** Start **

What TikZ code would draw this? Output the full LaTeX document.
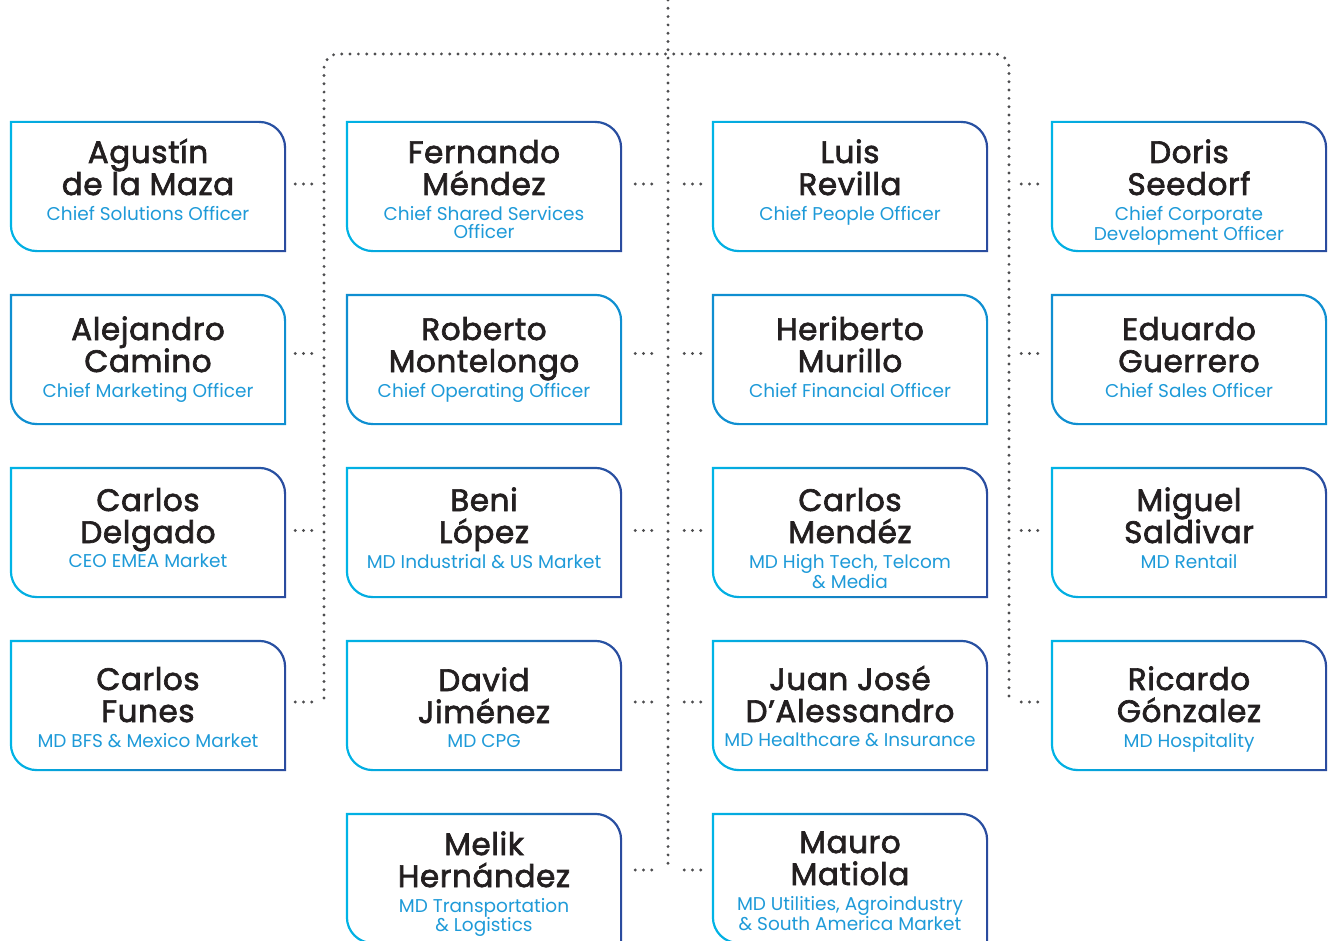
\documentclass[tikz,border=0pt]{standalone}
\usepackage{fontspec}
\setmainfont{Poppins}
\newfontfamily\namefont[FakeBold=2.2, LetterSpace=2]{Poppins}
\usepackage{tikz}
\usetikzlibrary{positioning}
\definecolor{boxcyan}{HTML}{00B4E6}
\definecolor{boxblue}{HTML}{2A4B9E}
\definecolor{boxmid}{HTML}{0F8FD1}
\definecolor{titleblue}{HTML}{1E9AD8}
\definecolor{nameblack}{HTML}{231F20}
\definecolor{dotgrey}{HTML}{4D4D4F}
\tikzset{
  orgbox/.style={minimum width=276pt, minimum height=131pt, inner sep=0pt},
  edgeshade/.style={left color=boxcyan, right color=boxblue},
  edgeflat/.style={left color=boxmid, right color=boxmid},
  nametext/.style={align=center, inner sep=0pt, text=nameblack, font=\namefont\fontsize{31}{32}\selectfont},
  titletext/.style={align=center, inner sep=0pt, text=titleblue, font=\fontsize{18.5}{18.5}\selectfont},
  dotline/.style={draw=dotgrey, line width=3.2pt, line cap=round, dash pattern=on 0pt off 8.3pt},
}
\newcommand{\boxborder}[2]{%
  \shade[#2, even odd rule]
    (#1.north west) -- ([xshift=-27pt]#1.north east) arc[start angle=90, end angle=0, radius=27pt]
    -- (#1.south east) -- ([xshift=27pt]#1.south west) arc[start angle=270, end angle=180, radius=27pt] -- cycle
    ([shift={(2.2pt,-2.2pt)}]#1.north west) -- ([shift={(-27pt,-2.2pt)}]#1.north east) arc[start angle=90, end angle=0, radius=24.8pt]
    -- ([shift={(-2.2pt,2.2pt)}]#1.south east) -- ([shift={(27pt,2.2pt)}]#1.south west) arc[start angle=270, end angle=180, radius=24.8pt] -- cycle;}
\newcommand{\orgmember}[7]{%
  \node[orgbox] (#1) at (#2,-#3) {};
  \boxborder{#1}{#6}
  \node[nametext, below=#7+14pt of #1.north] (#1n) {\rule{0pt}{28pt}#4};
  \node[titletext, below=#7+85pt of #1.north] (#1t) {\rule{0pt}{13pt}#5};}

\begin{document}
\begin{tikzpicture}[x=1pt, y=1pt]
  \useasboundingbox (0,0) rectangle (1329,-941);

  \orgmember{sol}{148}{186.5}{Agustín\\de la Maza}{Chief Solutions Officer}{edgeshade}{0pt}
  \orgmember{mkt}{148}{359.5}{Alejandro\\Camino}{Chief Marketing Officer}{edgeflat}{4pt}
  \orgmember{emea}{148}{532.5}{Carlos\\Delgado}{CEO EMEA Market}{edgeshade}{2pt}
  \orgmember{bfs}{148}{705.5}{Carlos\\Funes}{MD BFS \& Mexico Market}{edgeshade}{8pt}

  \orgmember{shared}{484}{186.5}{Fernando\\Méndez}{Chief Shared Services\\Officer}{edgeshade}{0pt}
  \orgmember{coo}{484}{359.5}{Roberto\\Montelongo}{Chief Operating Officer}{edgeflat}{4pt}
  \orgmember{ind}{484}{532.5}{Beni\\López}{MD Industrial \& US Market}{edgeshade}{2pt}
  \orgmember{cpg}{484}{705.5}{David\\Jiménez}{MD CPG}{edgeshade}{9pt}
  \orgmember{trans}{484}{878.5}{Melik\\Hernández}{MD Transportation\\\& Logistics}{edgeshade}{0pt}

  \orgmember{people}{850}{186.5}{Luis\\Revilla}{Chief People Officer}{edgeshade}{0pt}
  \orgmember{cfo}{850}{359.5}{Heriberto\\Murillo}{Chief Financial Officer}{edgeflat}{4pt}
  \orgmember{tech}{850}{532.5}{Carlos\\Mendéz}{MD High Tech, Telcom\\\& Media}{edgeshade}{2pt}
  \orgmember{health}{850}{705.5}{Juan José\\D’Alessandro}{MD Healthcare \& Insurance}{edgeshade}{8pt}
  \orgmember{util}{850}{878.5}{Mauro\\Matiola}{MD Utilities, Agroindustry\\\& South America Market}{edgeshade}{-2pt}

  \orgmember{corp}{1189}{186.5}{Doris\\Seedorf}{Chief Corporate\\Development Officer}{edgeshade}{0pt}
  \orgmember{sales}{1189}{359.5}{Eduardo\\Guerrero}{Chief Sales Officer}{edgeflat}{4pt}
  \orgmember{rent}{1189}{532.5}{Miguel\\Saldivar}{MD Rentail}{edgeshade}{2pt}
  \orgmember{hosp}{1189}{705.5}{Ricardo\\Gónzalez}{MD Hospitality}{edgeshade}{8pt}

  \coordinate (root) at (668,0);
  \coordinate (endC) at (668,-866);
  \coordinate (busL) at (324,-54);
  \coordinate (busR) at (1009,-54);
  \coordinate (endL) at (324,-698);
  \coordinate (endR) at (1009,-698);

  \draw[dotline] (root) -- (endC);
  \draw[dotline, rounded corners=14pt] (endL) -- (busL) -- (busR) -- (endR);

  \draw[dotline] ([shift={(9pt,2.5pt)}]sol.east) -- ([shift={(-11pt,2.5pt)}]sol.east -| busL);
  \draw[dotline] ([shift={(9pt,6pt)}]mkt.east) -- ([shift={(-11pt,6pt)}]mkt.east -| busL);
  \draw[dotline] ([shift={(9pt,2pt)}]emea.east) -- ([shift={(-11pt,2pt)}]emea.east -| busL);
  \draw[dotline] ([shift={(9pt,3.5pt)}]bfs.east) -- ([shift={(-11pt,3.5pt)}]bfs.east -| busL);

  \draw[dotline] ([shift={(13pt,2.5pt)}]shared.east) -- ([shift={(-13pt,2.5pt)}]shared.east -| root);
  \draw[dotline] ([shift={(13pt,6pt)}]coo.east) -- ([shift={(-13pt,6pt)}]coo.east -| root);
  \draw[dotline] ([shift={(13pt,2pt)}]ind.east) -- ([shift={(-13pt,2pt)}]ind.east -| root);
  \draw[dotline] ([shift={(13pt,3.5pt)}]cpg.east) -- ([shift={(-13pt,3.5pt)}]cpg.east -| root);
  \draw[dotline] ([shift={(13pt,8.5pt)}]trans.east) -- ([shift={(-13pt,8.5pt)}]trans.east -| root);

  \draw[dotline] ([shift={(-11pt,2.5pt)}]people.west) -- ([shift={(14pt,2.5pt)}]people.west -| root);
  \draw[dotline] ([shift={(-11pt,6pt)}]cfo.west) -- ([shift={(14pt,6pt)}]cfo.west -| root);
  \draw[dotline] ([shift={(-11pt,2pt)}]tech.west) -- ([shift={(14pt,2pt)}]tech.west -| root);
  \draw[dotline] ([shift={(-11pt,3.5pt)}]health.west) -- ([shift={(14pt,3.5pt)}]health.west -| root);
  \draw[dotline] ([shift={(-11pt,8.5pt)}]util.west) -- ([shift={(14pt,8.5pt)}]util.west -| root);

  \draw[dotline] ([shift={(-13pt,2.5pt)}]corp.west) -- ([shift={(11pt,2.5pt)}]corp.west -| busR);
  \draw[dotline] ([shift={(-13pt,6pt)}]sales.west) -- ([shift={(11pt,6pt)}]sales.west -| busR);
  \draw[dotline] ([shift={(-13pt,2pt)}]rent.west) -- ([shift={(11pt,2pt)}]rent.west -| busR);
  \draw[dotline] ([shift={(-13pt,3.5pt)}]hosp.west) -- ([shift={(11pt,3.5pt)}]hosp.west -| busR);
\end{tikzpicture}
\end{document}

** End **

• **Work to be completed**: Copy the whole of the material above exactly, but not its images.

• **Task answer**:
What TikZ code would draw this? Output the full LaTeX document.
\documentclass[tikz,border=0pt]{standalone}
\usepackage{fontspec}
\setmainfont{Poppins}
\newfontfamily\namefont[FakeBold=2.2, LetterSpace=2]{Poppins}
\usepackage{tikz}
\usetikzlibrary{positioning}
\definecolor{boxcyan}{HTML}{00B4E6}
\definecolor{boxblue}{HTML}{2A4B9E}
\definecolor{boxmid}{HTML}{0F8FD1}
\definecolor{titleblue}{HTML}{1E9AD8}
\definecolor{nameblack}{HTML}{231F20}
\definecolor{dotgrey}{HTML}{4D4D4F}
\tikzset{
  orgbox/.style={minimum width=276pt, minimum height=131pt, inner sep=0pt},
  edgeshade/.style={left color=boxcyan, right color=boxblue},
  edgeflat/.style={left color=boxmid, right color=boxmid},
  nametext/.style={align=center, inner sep=0pt, text=nameblack, font=\namefont\fontsize{31}{32}\selectfont},
  titletext/.style={align=center, inner sep=0pt, text=titleblue, font=\fontsize{18.5}{18.5}\selectfont},
  dotline/.style={draw=dotgrey, line width=3.2pt, line cap=round, dash pattern=on 0pt off 8.3pt},
}
\newcommand{\boxborder}[2]{%
  \shade[#2, even odd rule]
    (#1.north west) -- ([xshift=-27pt]#1.north east) arc[start angle=90, end angle=0, radius=27pt]
    -- (#1.south east) -- ([xshift=27pt]#1.south west) arc[start angle=270, end angle=180, radius=27pt] -- cycle
    ([shift={(2.2pt,-2.2pt)}]#1.north west) -- ([shift={(-27pt,-2.2pt)}]#1.north east) arc[start angle=90, end angle=0, radius=24.8pt]
    -- ([shift={(-2.2pt,2.2pt)}]#1.south east) -- ([shift={(27pt,2.2pt)}]#1.south west) arc[start angle=270, end angle=180, radius=24.8pt] -- cycle;}
\newcommand{\orgmember}[7]{%
  \node[orgbox] (#1) at (#2,-#3) {};
  \boxborder{#1}{#6}
  \node[nametext, below=#7+14pt of #1.north] (#1n) {\rule{0pt}{28pt}#4};
  \node[titletext, below=#7+85pt of #1.north] (#1t) {\rule{0pt}{13pt}#5};}

\begin{document}
\begin{tikzpicture}[x=1pt, y=1pt]
  \useasboundingbox (0,0) rectangle (1329,-941);

  \orgmember{sol}{148}{186.5}{Agustín\\de la Maza}{Chief Solutions Officer}{edgeshade}{0pt}
  \orgmember{mkt}{148}{359.5}{Alejandro\\Camino}{Chief Marketing Officer}{edgeflat}{4pt}
  \orgmember{emea}{148}{532.5}{Carlos\\Delgado}{CEO EMEA Market}{edgeshade}{2pt}
  \orgmember{bfs}{148}{705.5}{Carlos\\Funes}{MD BFS \& Mexico Market}{edgeshade}{8pt}

  \orgmember{shared}{484}{186.5}{Fernando\\Méndez}{Chief Shared Services\\Officer}{edgeshade}{0pt}
  \orgmember{coo}{484}{359.5}{Roberto\\Montelongo}{Chief Operating Officer}{edgeflat}{4pt}
  \orgmember{ind}{484}{532.5}{Beni\\López}{MD Industrial \& US Market}{edgeshade}{2pt}
  \orgmember{cpg}{484}{705.5}{David\\Jiménez}{MD CPG}{edgeshade}{9pt}
  \orgmember{trans}{484}{878.5}{Melik\\Hernández}{MD Transportation\\\& Logistics}{edgeshade}{0pt}

  \orgmember{people}{850}{186.5}{Luis\\Revilla}{Chief People Officer}{edgeshade}{0pt}
  \orgmember{cfo}{850}{359.5}{Heriberto\\Murillo}{Chief Financial Officer}{edgeflat}{4pt}
  \orgmember{tech}{850}{532.5}{Carlos\\Mendéz}{MD High Tech, Telcom\\\& Media}{edgeshade}{2pt}
  \orgmember{health}{850}{705.5}{Juan José\\D’Alessandro}{MD Healthcare \& Insurance}{edgeshade}{8pt}
  \orgmember{util}{850}{878.5}{Mauro\\Matiola}{MD Utilities, Agroindustry\\\& South America Market}{edgeshade}{-2pt}

  \orgmember{corp}{1189}{186.5}{Doris\\Seedorf}{Chief Corporate\\Development Officer}{edgeshade}{0pt}
  \orgmember{sales}{1189}{359.5}{Eduardo\\Guerrero}{Chief Sales Officer}{edgeflat}{4pt}
  \orgmember{rent}{1189}{532.5}{Miguel\\Saldivar}{MD Rentail}{edgeshade}{2pt}
  \orgmember{hosp}{1189}{705.5}{Ricardo\\Gónzalez}{MD Hospitality}{edgeshade}{8pt}

  \coordinate (root) at (668,0);
  \coordinate (endC) at (668,-866);
  \coordinate (busL) at (324,-54);
  \coordinate (busR) at (1009,-54);
  \coordinate (endL) at (324,-698);
  \coordinate (endR) at (1009,-698);

  \draw[dotline] (root) -- (endC);
  \draw[dotline, rounded corners=14pt] (endL) -- (busL) -- (busR) -- (endR);

  \draw[dotline] ([shift={(9pt,2.5pt)}]sol.east) -- ([shift={(-11pt,2.5pt)}]sol.east -| busL);
  \draw[dotline] ([shift={(9pt,6pt)}]mkt.east) -- ([shift={(-11pt,6pt)}]mkt.east -| busL);
  \draw[dotline] ([shift={(9pt,2pt)}]emea.east) -- ([shift={(-11pt,2pt)}]emea.east -| busL);
  \draw[dotline] ([shift={(9pt,3.5pt)}]bfs.east) -- ([shift={(-11pt,3.5pt)}]bfs.east -| busL);

  \draw[dotline] ([shift={(13pt,2.5pt)}]shared.east) -- ([shift={(-13pt,2.5pt)}]shared.east -| root);
  \draw[dotline] ([shift={(13pt,6pt)}]coo.east) -- ([shift={(-13pt,6pt)}]coo.east -| root);
  \draw[dotline] ([shift={(13pt,2pt)}]ind.east) -- ([shift={(-13pt,2pt)}]ind.east -| root);
  \draw[dotline] ([shift={(13pt,3.5pt)}]cpg.east) -- ([shift={(-13pt,3.5pt)}]cpg.east -| root);
  \draw[dotline] ([shift={(13pt,8.5pt)}]trans.east) -- ([shift={(-13pt,8.5pt)}]trans.east -| root);

  \draw[dotline] ([shift={(-11pt,2.5pt)}]people.west) -- ([shift={(14pt,2.5pt)}]people.west -| root);
  \draw[dotline] ([shift={(-11pt,6pt)}]cfo.west) -- ([shift={(14pt,6pt)}]cfo.west -| root);
  \draw[dotline] ([shift={(-11pt,2pt)}]tech.west) -- ([shift={(14pt,2pt)}]tech.west -| root);
  \draw[dotline] ([shift={(-11pt,3.5pt)}]health.west) -- ([shift={(14pt,3.5pt)}]health.west -| root);
  \draw[dotline] ([shift={(-11pt,8.5pt)}]util.west) -- ([shift={(14pt,8.5pt)}]util.west -| root);

  \draw[dotline] ([shift={(-13pt,2.5pt)}]corp.west) -- ([shift={(11pt,2.5pt)}]corp.west -| busR);
  \draw[dotline] ([shift={(-13pt,6pt)}]sales.west) -- ([shift={(11pt,6pt)}]sales.west -| busR);
  \draw[dotline] ([shift={(-13pt,2pt)}]rent.west) -- ([shift={(11pt,2pt)}]rent.west -| busR);
  \draw[dotline] ([shift={(-13pt,3.5pt)}]hosp.west) -- ([shift={(11pt,3.5pt)}]hosp.west -| busR);
\end{tikzpicture}
\end{document}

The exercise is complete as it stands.